- **What this task involves**:
Repeat every line of the listing below exactly, minus the pictures.

- **Data extract**:

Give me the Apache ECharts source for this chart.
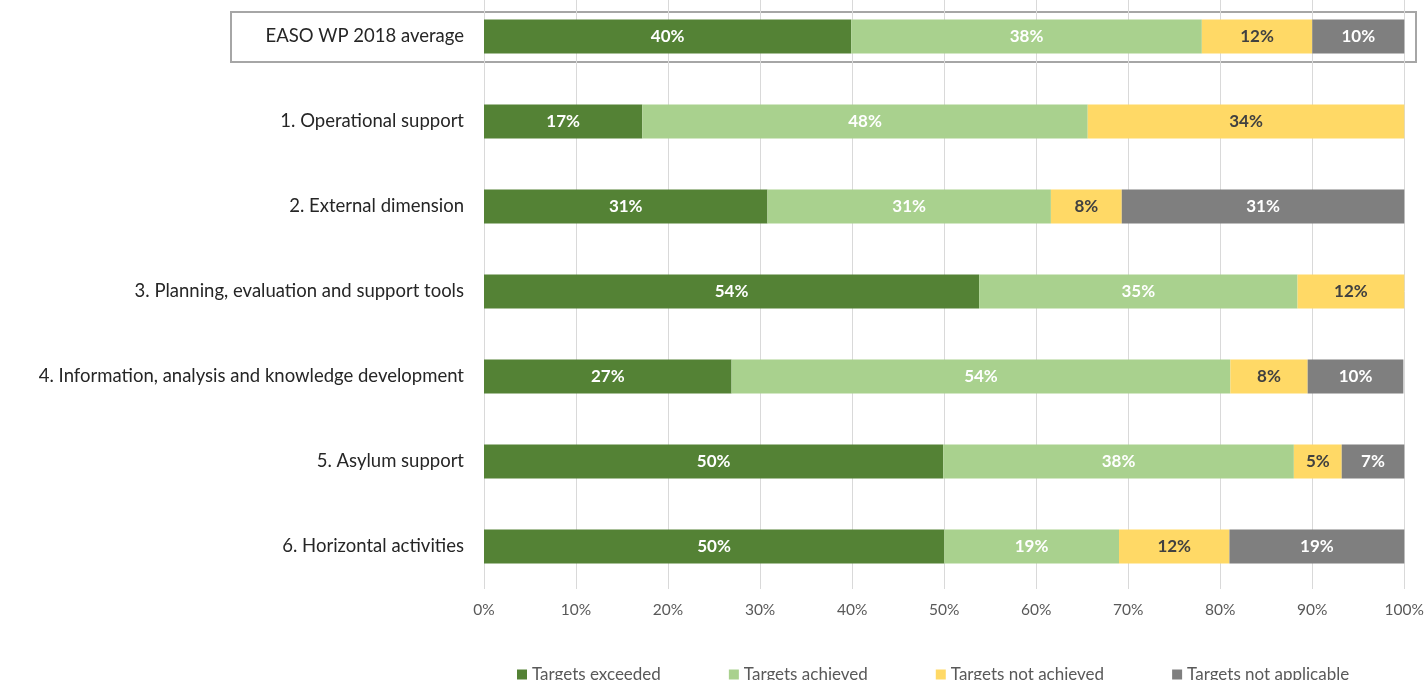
<!DOCTYPE html>
<html>
<head>
<meta charset="utf-8">
<script src="https://cdn.jsdelivr.net/npm/echarts@6/dist/echarts.min.js"></script>
<style>
html,body{margin:0;padding:0;background:#fff;overflow:hidden;width:1427px;height:680px;position:relative;}
#c{position:absolute;left:0;top:-6px;width:1427px;height:686px;}
</style>
</head>
<body>
<div id="c"></div>
<script>
const categories = [
  "EASO WP 2018 average",
  "1. Operational support",
  "2. External dimension",
  "3. Planning, evaluation and support tools",
  "4. Information, analysis and knowledge development",
  "5. Asylum support",
  "6. Horizontal activities"
];
const seriesNames = ["Targets exceeded", "Targets achieved", "Targets not achieved", "Targets not applicable"];
const exceeded    = [39.9, 17.2, 30.8, 53.8, 26.9, 49.9, 50.0];
const achieved    = [38.1, 48.4, 30.8, 34.6, 54.2, 38.1, 19.0];
const notAchieved = [12.0, 34.4, 7.7, 11.6, 8.4, 5.2, 12.0];
const notApplic   = [10.0, 0, 30.7, 0, 10.4, 6.8, 19.0];
const xTicks = [0, 10, 20, 30, 40, 50, 60, 70, 80, 90, 100];

const colors = ["#548235", "#A9D18E", "#FFD966", "#7F7F7F"];
const labelColors = ["#ffffff", "#ffffff", "#404040", "#ffffff"];
const dataSets = [exceeded, achieved, notAchieved, notApplic];
const FONT = "Lato, 'Open Sans', sans-serif";

const chart = echarts.init(document.getElementById('c'));
chart.setOption({
  animation: false,
  textStyle: {fontFamily: FONT},
  grid: {left: 484, right: 22, top: 0, bottom: 91, containLabel: false},
  xAxis: {
    type: 'value', min: 0, max: 100, interval: 10,
    axisLabel: {formatter: v => xTicks.includes(v) ? v + '%' : '', color: '#595959', fontSize: 15.5, fontFamily: FONT, margin: 13},
    splitLine: {show: true, lineStyle: {color: '#D9D9D9', width: 1}},
    axisLine: {show: false}, axisTick: {show: false}
  },
  yAxis: {
    type: 'category', data: categories, inverse: true,
    axisLabel: {color: '#262626', fontSize: 18.5, fontFamily: FONT, margin: 20},
    axisLine: {show: false}, axisTick: {show: false}
  },
  legend: {
    data: seriesNames, left: 512, top: 667, itemWidth: 10, itemHeight: 10, itemGap: 68,
    icon: 'rect',
    textStyle: {color: '#595959', fontSize: 17, fontFamily: FONT}
  },
  graphic: [{
    type: 'rect', z: -1,
    shape: {x: 231, y: 18, width: 1185, height: 50},
    style: {fill: 'none', stroke: '#A6A6A6', lineWidth: 2}
  }],
  series: dataSets.map((d, i) => ({
    name: seriesNames[i], type: 'bar', stack: 'all', barWidth: 34,
    data: d,
    itemStyle: {color: colors[i]},
    label: {
      show: true, position: 'inside', fontWeight: 'bold', fontSize: 17, fontFamily: FONT,
      color: labelColors[i],
      formatter: p => p.value > 0 ? Math.round(p.value) + '%' : ''
    }
  }))
});
</script>
</body>
</html>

- **Task result**:
Give me the Apache ECharts source for this chart.
<!DOCTYPE html>
<html>
<head>
<meta charset="utf-8">
<script src="https://cdn.jsdelivr.net/npm/echarts@6/dist/echarts.min.js"></script>
<style>
html,body{margin:0;padding:0;background:#fff;overflow:hidden;width:1427px;height:680px;position:relative;}
#c{position:absolute;left:0;top:-6px;width:1427px;height:686px;}
</style>
</head>
<body>
<div id="c"></div>
<script>
const categories = [
  "EASO WP 2018 average",
  "1. Operational support",
  "2. External dimension",
  "3. Planning, evaluation and support tools",
  "4. Information, analysis and knowledge development",
  "5. Asylum support",
  "6. Horizontal activities"
];
const seriesNames = ["Targets exceeded", "Targets achieved", "Targets not achieved", "Targets not applicable"];
const exceeded    = [39.9, 17.2, 30.8, 53.8, 26.9, 49.9, 50.0];
const achieved    = [38.1, 48.4, 30.8, 34.6, 54.2, 38.1, 19.0];
const notAchieved = [12.0, 34.4, 7.7, 11.6, 8.4, 5.2, 12.0];
const notApplic   = [10.0, 0, 30.7, 0, 10.4, 6.8, 19.0];
const xTicks = [0, 10, 20, 30, 40, 50, 60, 70, 80, 90, 100];

const colors = ["#548235", "#A9D18E", "#FFD966", "#7F7F7F"];
const labelColors = ["#ffffff", "#ffffff", "#404040", "#ffffff"];
const dataSets = [exceeded, achieved, notAchieved, notApplic];
const FONT = "Lato, 'Open Sans', sans-serif";

const chart = echarts.init(document.getElementById('c'));
chart.setOption({
  animation: false,
  textStyle: {fontFamily: FONT},
  grid: {left: 484, right: 22, top: 0, bottom: 91, containLabel: false},
  xAxis: {
    type: 'value', min: 0, max: 100, interval: 10,
    axisLabel: {formatter: v => xTicks.includes(v) ? v + '%' : '', color: '#595959', fontSize: 15.5, fontFamily: FONT, margin: 13},
    splitLine: {show: true, lineStyle: {color: '#D9D9D9', width: 1}},
    axisLine: {show: false}, axisTick: {show: false}
  },
  yAxis: {
    type: 'category', data: categories, inverse: true,
    axisLabel: {color: '#262626', fontSize: 18.5, fontFamily: FONT, margin: 20},
    axisLine: {show: false}, axisTick: {show: false}
  },
  legend: {
    data: seriesNames, left: 512, top: 667, itemWidth: 10, itemHeight: 10, itemGap: 68,
    icon: 'rect',
    textStyle: {color: '#595959', fontSize: 17, fontFamily: FONT}
  },
  graphic: [{
    type: 'rect', z: -1,
    shape: {x: 231, y: 18, width: 1185, height: 50},
    style: {fill: 'none', stroke: '#A6A6A6', lineWidth: 2}
  }],
  series: dataSets.map((d, i) => ({
    name: seriesNames[i], type: 'bar', stack: 'all', barWidth: 34,
    data: d,
    itemStyle: {color: colors[i]},
    label: {
      show: true, position: 'inside', fontWeight: 'bold', fontSize: 17, fontFamily: FONT,
      color: labelColors[i],
      formatter: p => p.value > 0 ? Math.round(p.value) + '%' : ''
    }
  }))
});
</script>
</body>
</html>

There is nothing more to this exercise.